# WHAT IS REQUIRED
Return an exact copy of the lines from the one holding "Generate a standalone" to the end of the data, including both the starting and final lines. Leave the pictures out.

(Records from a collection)
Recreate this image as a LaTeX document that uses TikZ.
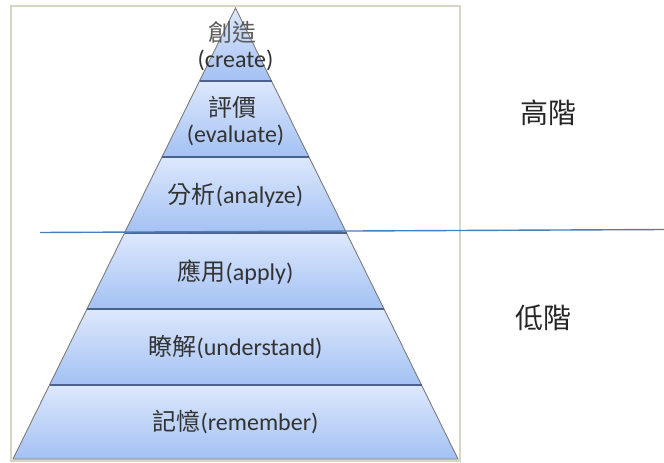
\documentclass[tikz,border=0pt]{standalone}
\usepackage{fontspec}
\setmainfont{Carlito}
\newfontfamily\cjk{Noto Sans CJK TC}
\definecolor{frameC}{HTML}{D9D5C3}
\definecolor{bandTop}{HTML}{DDE8FC}
\definecolor{bandBot}{HTML}{A3C1F4}
\definecolor{sepC}{HTML}{4D6288}
\definecolor{sideC}{HTML}{7F7F7F}
\definecolor{txtC}{HTML}{333333}
\definecolor{lineC}{HTML}{4A7EBB}
\tikzset{
  band/.style={top color=bandTop, bottom color=bandBot, draw=none},
  sepline/.style={draw=sepC, line width=1.4pt},
  sideline/.style={draw=sideC, line width=0.9pt},
  lbl/.style={inner sep=0pt, text=txtC, font=\fontsize{24}{26}\selectfont, anchor=center},
  side/.style={inner sep=0pt, text=black!85, font=\cjk\fontsize{28}{30}\selectfont, anchor=center},
}
\begin{document}
\begin{tikzpicture}[x=1pt,y=-1pt]
\useasboundingbox (0,0) rectangle (664,463);
\draw[frameC, line width=2pt] (11,6) rectangle (460,461);
% bands (half width = 0.4934*(y-8))
\fill[band] (235.5,8) -- (271.5,81) -- (199.5,81) -- cycle;
\fill[band] (199.5,81) -- (271.5,81) -- (309,157) -- (162,157) -- cycle;
\fill[band] (162,157) -- (309,157) -- (346.5,233) -- (124.5,233) -- cycle;
\fill[band] (124.5,233) -- (346.5,233) -- (384,309) -- (87,309) -- cycle;
\fill[band] (87,309) -- (384,309) -- (421.5,385) -- (49.5,385) -- cycle;
\fill[band] (49.5,385) -- (421.5,385) -- (458,459) -- (13,459) -- cycle;
% outline
\coordinate (apex) at (235.5,8);
\coordinate (bl) at (13,459);
\coordinate (br) at (458,459);
\draw[sideline] (bl) -- (apex) -- (br) -- cycle;
% separators
\draw[sepline] (199.5,81) -- (271.5,81);
\draw[sepline] (162,157) -- (309,157);
\draw[sepline] (124.5,233) -- (346.5,233);
\draw[sepline] (87,309) -- (384,309);
\draw[sepline] (49.5,385) -- (421.5,385);
% labels
\node[lbl, text=txtC!80] (c1) at (232,32) {\cjk 創造};
\node[lbl] (c2) at (235.5,60) {(create)};
\node[lbl] (e1) at (232,107) {\cjk 評價};
\node[lbl] (e2) at (235.5,135) {(evaluate)};
\node[lbl] (an) at (235.5,195) {{\cjk 分析}(analyze)};
\node[lbl] (ap) at (235.5,272) {{\cjk 應用}(apply)};
\node[lbl] (un) at (235.5,347) {{\cjk 瞭解}(understand)};
\node[lbl] (re) at (235.5,422) {{\cjk 記憶}(remember)};
\node[side] (hi) at (548,113) {高階};
\node[side] (lo) at (543,318) {低階};
% divider line
\coordinate (L1) at (40,232.5);
\coordinate (L2) at (664,229.5);
\draw[lineC, line width=1.4pt] (L1) -- (L2);
\end{tikzpicture}
\end{document}
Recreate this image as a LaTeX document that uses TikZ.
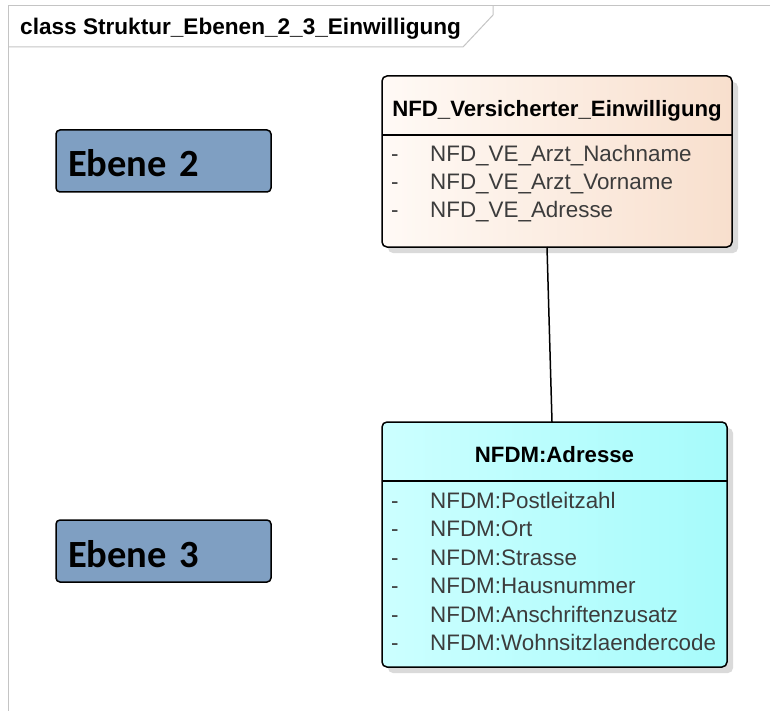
\documentclass[tikz,border=0pt]{standalone}
\usepackage{fontspec}
\setmainfont{Liberation Sans}
\newfontfamily\ebenefont{Carlito}
\usetikzlibrary{positioning,shadows}
\definecolor{frameGray}{HTML}{C4C4C4}
\definecolor{ebeneBlue}{HTML}{7F9FC2}
\definecolor{peachLeft}{HTML}{FFFAF6}
\definecolor{peachRight}{HTML}{F8DFCD}
\definecolor{cyanLeft}{HTML}{CCFFFF}
\definecolor{cyanRight}{HTML}{A6FBFB}
\definecolor{attrGray}{HTML}{3C3C3C}
\definecolor{shadowGray}{HTML}{DADADA}
\tikzset{
    frameline/.style = {
        draw=frameGray,
        line width=1pt
    },
    titlenode/.style = {
        anchor=base west,
        inner sep=0pt,
        font=\bfseries\fontsize{22.6}{26}\selectfont
    },
    ebenenode/.style = {
        rectangle,
        rounded corners=4pt,
        draw=black,
        line width=1.5pt,
        fill=ebeneBlue,
        minimum width=215pt,
        minimum height=62pt,
        text width=191pt,
        inner xsep=12pt,
        inner ysep=0pt,
        text height=32pt,
        text depth=0pt,
        align=left,
        font=\ebenefont\bfseries\fontsize{38.5}{44}\selectfont
    },
    classbox/.style = {
        rectangle,
        rounded corners=5pt,
        draw=black,
        line width=1.5pt,
        inner sep=0pt,
        outer sep=0pt,
        drop shadow={shadow xshift=6pt, shadow yshift=-6pt, fill=shadowGray, opacity=1}
    },
    versbox/.style = {
        classbox,
        left color=peachLeft,
        right color=peachRight
    },
    adrbox/.style = {
        classbox,
        left color=cyanLeft,
        right color=cyanRight
    },
    classhead/.style = {
        anchor=base,
        inner sep=0pt,
        font=\bfseries\fontsize{22.2}{26}\selectfont
    },
    attrnode/.style = {
        anchor=base west,
        inner sep=0pt,
        text=attrGray,
        font=\fontsize{22.4}{26}\selectfont
    },
    dashnode/.style = {
        attrnode
    },
    sepline/.style = {
        draw=black,
        line width=1.2pt
    },
    assocline/.style = {
        draw=black,
        line width=1.5pt
    }
}
\begin{document}
\begin{tikzpicture}[x=1pt, y=-1pt]
    \useasboundingbox (0,0) rectangle (770,711);
    \draw [frameline] (770,5.5) -- (8,5.5) -- (8,711);
    \draw [frameline] (8,47) -- (463,47) -- (493,15) -- (493,5.5);
    \node [titlenode] (title) at (20,35) {class Struktur\_Ebenen\_2\_3\_Einwilligung};

    \node [ebenenode] (ebene2) at (163.5,161) {Ebene 2};
    \node [ebenenode] (ebene3) at (163.5,551) {Ebene 3};

    \node [versbox, minimum width=350pt, minimum height=171pt] (ve) at (557,161.5) {};
    \node [classhead] (vehead) at (557,117) {NFD\_Versicherter\_Einwilligung};
    \draw [sepline] ([yshift=-59pt]ve.north west) -- ([yshift=-59pt]ve.north east);
    \foreach \attr [count=\i] in {NFD\_VE\_Arzt\_Nachname, NFD\_VE\_Arzt\_Vorname, NFD\_VE\_Adresse} {
        \node [dashnode] (vedash\i) at (391,{134+28*\i}) {-};
        \node [attrnode] (veattr\i) at (430,{134+28*\i}) {\attr};
    }

    \node [adrbox, minimum width=345pt, minimum height=245pt] (adr) at (554.5,544.5) {};
    \node [classhead] (adrhead) at (554.5,462) {NFDM:Adresse};
    \draw [sepline] ([yshift=-59pt]adr.north west) -- ([yshift=-59pt]adr.north east);
    \foreach \attr [count=\i] in {NFDM:Postleitzahl, NFDM:Ort, NFDM:Strasse, NFDM:Hausnummer, NFDM:Anschriftenzusatz, NFDM:Wohnsitzlaendercode} {
        \node [dashnode] (adrdash\i) at (391,{480+28.4*\i}) {-};
        \node [attrnode] (adrattr\i) at (430,{480+28.4*\i}) {\attr};
    }

    \draw [assocline] ([xshift=-10pt]ve.south) -- ([xshift=-2.5pt]adr.north);
\end{tikzpicture}
\end{document}
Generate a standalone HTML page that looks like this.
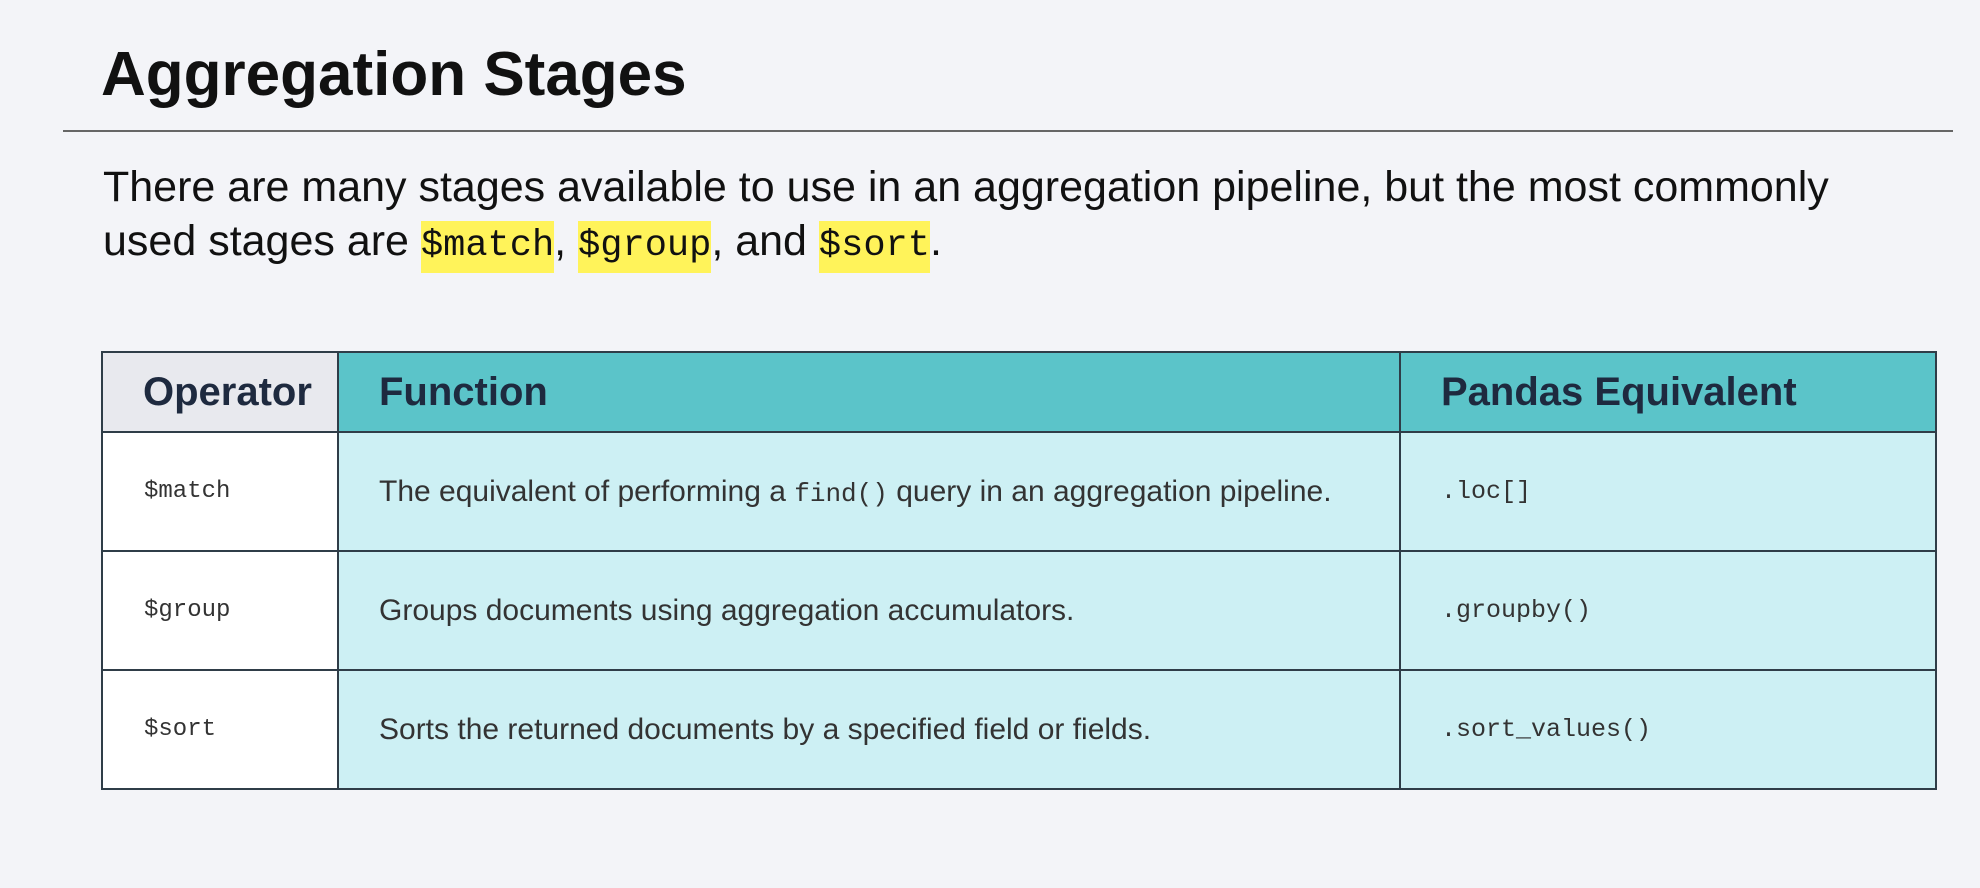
<!DOCTYPE html>
<html><head><meta charset="utf-8"><style>
html,body{margin:0;padding:0;}
body{width:1980px;height:888px;background:#f3f4f8;position:relative;overflow:hidden;font-family:"Liberation Sans",sans-serif;}
.t{position:absolute;left:101px;top:39px;font-size:62px;font-weight:bold;color:#111;letter-spacing:0px;}
.rule{position:absolute;left:63px;width:1890px;top:130px;height:2px;background:#666;}
.p{position:absolute;left:103px;top:160px;font-size:43px;line-height:54px;color:#111;white-space:nowrap;}
.hl{background:#fff35a;font-family:"Liberation Mono",monospace;font-size:37px;padding:4px 0 6px;}
table{position:absolute;left:101px;top:351px;width:1836px;border-collapse:collapse;}
td{border:2px solid #2f3d48;padding:0;vertical-align:middle;}
.h td{height:78px;font-size:40px;font-weight:bold;color:#1e2a3f;}
.h td.op{background:#e8e9ee;padding-left:40px;}
.h td.f{background:#5bc4c9;padding-left:40px;}
.r td{height:117px;font-size:30px;color:#333;background:#cdf0f4;padding-left:40px;}
.r td.op{background:#fff;font-family:"Liberation Mono",monospace;font-size:24px;padding-left:41px;}
.r td.m{font-family:"Liberation Mono",monospace;font-size:25px;}
code{font-family:"Liberation Mono",monospace;font-size:26px;}
</style></head><body>
<div class="t">Aggregation Stages</div>
<div class="rule"></div>
<div class="p">There are many stages available to use in an aggregation pipeline, but the most commonly<br>used stages are <span class="hl">$match</span>, <span class="hl">$group</span>, and <span class="hl">$sort</span>.</div>
<table>
<tr class="h"><td class="op" style="width:194px">Operator</td><td class="f" style="width:1020px">Function</td><td class="f">Pandas Equivalent</td></tr>
<tr class="r"><td class="op">$match</td><td>The equivalent of performing a <code>find()</code> query in an aggregation pipeline.</td><td class="m">.loc[]</td></tr>
<tr class="r"><td class="op">$group</td><td>Groups documents using aggregation accumulators.</td><td class="m">.groupby()</td></tr>
<tr class="r"><td class="op">$sort</td><td>Sorts the returned documents by a specified field or fields.</td><td class="m">.sort_values()</td></tr>
</table>
</body></html>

# RESULT OF THE TASK
Generate a standalone HTML page that looks like this.
<!DOCTYPE html>
<html><head><meta charset="utf-8"><style>
html,body{margin:0;padding:0;}
body{width:1980px;height:888px;background:#f3f4f8;position:relative;overflow:hidden;font-family:"Liberation Sans",sans-serif;}
.t{position:absolute;left:101px;top:39px;font-size:62px;font-weight:bold;color:#111;letter-spacing:0px;}
.rule{position:absolute;left:63px;width:1890px;top:130px;height:2px;background:#666;}
.p{position:absolute;left:103px;top:160px;font-size:43px;line-height:54px;color:#111;white-space:nowrap;}
.hl{background:#fff35a;font-family:"Liberation Mono",monospace;font-size:37px;padding:4px 0 6px;}
table{position:absolute;left:101px;top:351px;width:1836px;border-collapse:collapse;}
td{border:2px solid #2f3d48;padding:0;vertical-align:middle;}
.h td{height:78px;font-size:40px;font-weight:bold;color:#1e2a3f;}
.h td.op{background:#e8e9ee;padding-left:40px;}
.h td.f{background:#5bc4c9;padding-left:40px;}
.r td{height:117px;font-size:30px;color:#333;background:#cdf0f4;padding-left:40px;}
.r td.op{background:#fff;font-family:"Liberation Mono",monospace;font-size:24px;padding-left:41px;}
.r td.m{font-family:"Liberation Mono",monospace;font-size:25px;}
code{font-family:"Liberation Mono",monospace;font-size:26px;}
</style></head><body>
<div class="t">Aggregation Stages</div>
<div class="rule"></div>
<div class="p">There are many stages available to use in an aggregation pipeline, but the most commonly<br>used stages are <span class="hl">$match</span>, <span class="hl">$group</span>, and <span class="hl">$sort</span>.</div>
<table>
<tr class="h"><td class="op" style="width:194px">Operator</td><td class="f" style="width:1020px">Function</td><td class="f">Pandas Equivalent</td></tr>
<tr class="r"><td class="op">$match</td><td>The equivalent of performing a <code>find()</code> query in an aggregation pipeline.</td><td class="m">.loc[]</td></tr>
<tr class="r"><td class="op">$group</td><td>Groups documents using aggregation accumulators.</td><td class="m">.groupby()</td></tr>
<tr class="r"><td class="op">$sort</td><td>Sorts the returned documents by a specified field or fields.</td><td class="m">.sort_values()</td></tr>
</table>
</body></html>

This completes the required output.